The Scottish Tenant Farmers’ Association (STFA) last night reacted angrily to the latest Scottish Government figures on agricultural tenanted land that revealed an average rise of three per cent in farm rents in the past year.
Chairman of the organisation Christopher Nicholson, after referring to the most recent farm income figures that showed a 26 per cent fall on the previous year to the lowest level since 2009, said: “While half of Scotland’s farmers are now working for less than the minimum wage, over the same period farm rents paid to landlords continue to increase at above the rate of inflation.”
Nicholson claimed this was further evidence that the current open market rent test was failing the sector and measures in the recently passed land reform bill to allow fair rents linked to farm profitability were long overdue.

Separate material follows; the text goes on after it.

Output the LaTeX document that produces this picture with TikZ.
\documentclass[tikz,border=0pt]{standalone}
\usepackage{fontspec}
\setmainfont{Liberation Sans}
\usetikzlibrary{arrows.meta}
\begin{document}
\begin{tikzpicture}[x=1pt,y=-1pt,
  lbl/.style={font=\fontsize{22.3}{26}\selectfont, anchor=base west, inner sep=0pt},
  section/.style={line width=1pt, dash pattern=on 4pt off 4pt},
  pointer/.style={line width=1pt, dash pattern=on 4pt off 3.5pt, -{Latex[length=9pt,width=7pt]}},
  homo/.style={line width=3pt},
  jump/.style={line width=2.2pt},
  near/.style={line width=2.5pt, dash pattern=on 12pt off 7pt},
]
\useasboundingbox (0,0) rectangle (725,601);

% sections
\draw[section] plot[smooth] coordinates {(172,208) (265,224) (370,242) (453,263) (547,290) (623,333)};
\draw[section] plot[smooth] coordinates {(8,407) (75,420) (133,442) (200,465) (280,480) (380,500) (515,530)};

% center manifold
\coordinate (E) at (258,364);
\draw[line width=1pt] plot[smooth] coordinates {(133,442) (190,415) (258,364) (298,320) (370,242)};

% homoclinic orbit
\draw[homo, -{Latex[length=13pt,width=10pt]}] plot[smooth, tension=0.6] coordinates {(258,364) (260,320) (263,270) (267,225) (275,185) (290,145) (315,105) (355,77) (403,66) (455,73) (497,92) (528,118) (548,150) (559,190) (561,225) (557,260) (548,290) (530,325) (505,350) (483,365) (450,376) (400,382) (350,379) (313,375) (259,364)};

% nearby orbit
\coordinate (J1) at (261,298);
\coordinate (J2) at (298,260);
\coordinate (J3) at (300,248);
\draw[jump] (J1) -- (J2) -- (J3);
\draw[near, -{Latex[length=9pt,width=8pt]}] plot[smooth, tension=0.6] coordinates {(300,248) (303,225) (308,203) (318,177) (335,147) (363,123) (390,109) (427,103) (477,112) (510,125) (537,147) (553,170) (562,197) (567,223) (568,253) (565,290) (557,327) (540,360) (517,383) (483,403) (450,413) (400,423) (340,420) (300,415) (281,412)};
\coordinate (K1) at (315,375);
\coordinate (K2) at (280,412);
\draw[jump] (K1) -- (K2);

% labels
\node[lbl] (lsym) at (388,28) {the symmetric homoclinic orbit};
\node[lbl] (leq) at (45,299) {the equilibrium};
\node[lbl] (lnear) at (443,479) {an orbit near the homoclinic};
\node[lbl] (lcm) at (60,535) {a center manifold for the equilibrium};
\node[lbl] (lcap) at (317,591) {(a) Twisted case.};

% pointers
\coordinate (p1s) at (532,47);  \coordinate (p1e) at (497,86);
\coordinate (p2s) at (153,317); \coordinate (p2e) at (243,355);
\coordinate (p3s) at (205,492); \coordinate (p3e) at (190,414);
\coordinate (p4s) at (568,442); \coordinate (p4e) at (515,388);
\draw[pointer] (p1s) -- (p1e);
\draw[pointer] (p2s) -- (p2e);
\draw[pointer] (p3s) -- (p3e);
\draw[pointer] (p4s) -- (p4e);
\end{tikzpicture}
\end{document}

He also referred to the joint industry voluntary guidance on the setting of rents, which has been in place for almost two years. This encourages rent changes to follow inflation or farm income levels. “These Scottish Government figures for farm rents show above inflation increases at a time when farm incomes are falling.”

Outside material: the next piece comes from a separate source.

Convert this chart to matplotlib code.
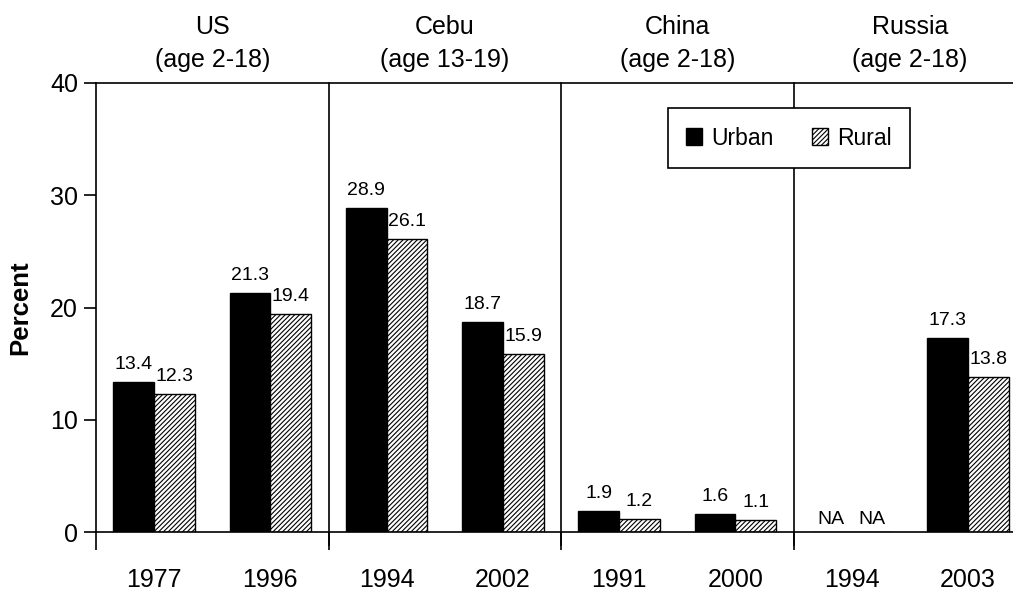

As far as STFA was concerned, this was clear evidence that many landlords and their agents have continued to pursue rent increases without regard for the joint initiative.

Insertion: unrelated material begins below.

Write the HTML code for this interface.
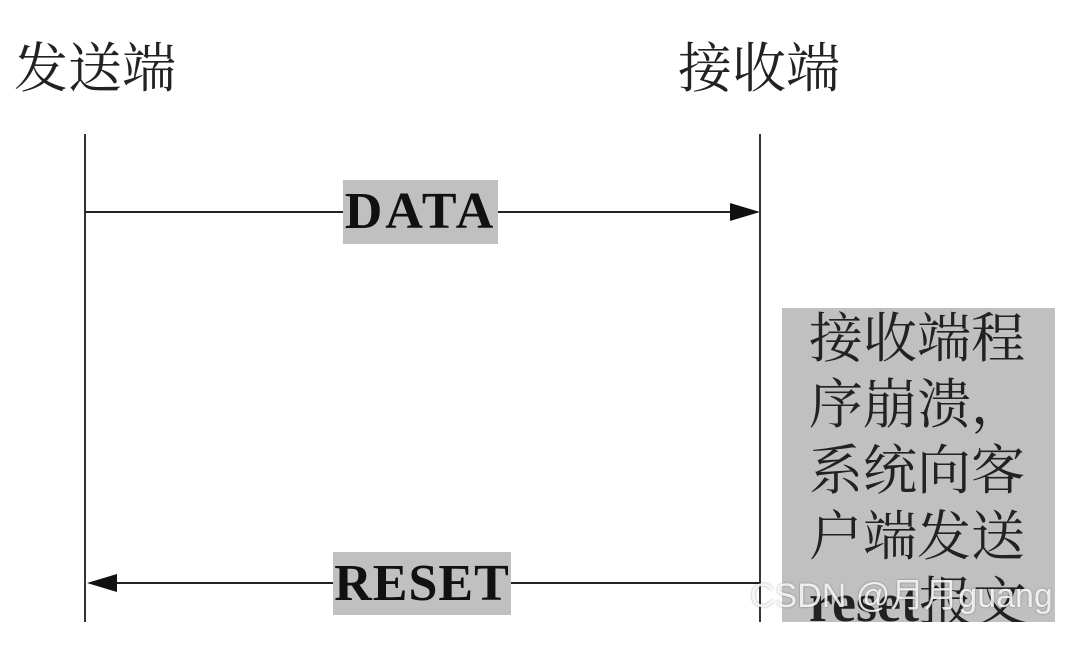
<!DOCTYPE html>
<html><head><meta charset="utf-8"><style>
html,body{margin:0;padding:0;background:#fff;}
body{width:1077px;height:652px;position:relative;overflow:hidden;font-family:"Liberation Serif","Noto Serif CJK SC",serif;}
.t{position:absolute;font-size:54px;line-height:54px;color:#222;font-family:"Liberation Serif","Noto Serif CJK SC","Noto Sans CJK SC",serif;}
.lbl{position:absolute;background:#c0c0c0;font-weight:bold;font-size:52px;color:#111;text-align:center;font-family:"Liberation Serif",serif;}
</style></head><body>
<div class="t" style="left:14px;top:42px;">发送端</div>
<div class="t" style="left:678px;top:42px;">接收端</div>
<svg width="1077" height="652" style="position:absolute;left:0;top:0">
<line x1="85" y1="134" x2="85" y2="622" stroke="#333" stroke-width="2"/>
<line x1="760" y1="134" x2="760" y2="622" stroke="#333" stroke-width="2"/>
<line x1="85" y1="212" x2="735" y2="212" stroke="#222" stroke-width="2"/>
<polygon points="760,212 730,203 730,221" fill="#111"/>
<line x1="115" y1="583" x2="760" y2="583" stroke="#222" stroke-width="2"/>
<polygon points="87,583 117,574 117,592" fill="#111"/>
<rect x="782" y="308" width="273" height="314" fill="#c0c0c0"/>
</svg>
<div class="lbl" style="left:343px;top:180px;width:155px;height:64px;line-height:64px;letter-spacing:3px;">DATA</div>
<div class="lbl" style="left:333px;top:552px;width:178px;height:63px;line-height:63px;letter-spacing:1px;">RESET</div>
<div class="t" style="left:809px;top:306px;line-height:66px;width:230px;">接收端程<br>序崩溃，<br>系统向客<br>户端发送<br><b style="font-family:'Liberation Serif',serif">reset</b>报文</div>
<div style="position:absolute;left:750px;top:568px;font-family:'Liberation Sans',sans-serif;font-size:34px;color:rgba(255,255,255,0.85);text-shadow:0 0 2px rgba(0,0,0,0.35);">CSDN @月月guang</div>
<div style="position:absolute;left:0;top:622px;width:1077px;height:30px;background:#fff"></div>
</body></html>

The figures, released by Scotland’s Chief Statistician, showed rent for land was £39 per hectare in 2014-15 compared to £38 per hectare the previous year. The official figures also confirm rent increases have been above inflation since 2008.
For NFU Scotland, Gemma Thomson, said: “Given the huge pressure on farm businesses, it is difficult to envisage any circumstances that would support an increase in rents.”
She encouraged members with concerns over a tenancy to make contact to allow them to refer issues to the tenant farming commissioner, Andrew Thin.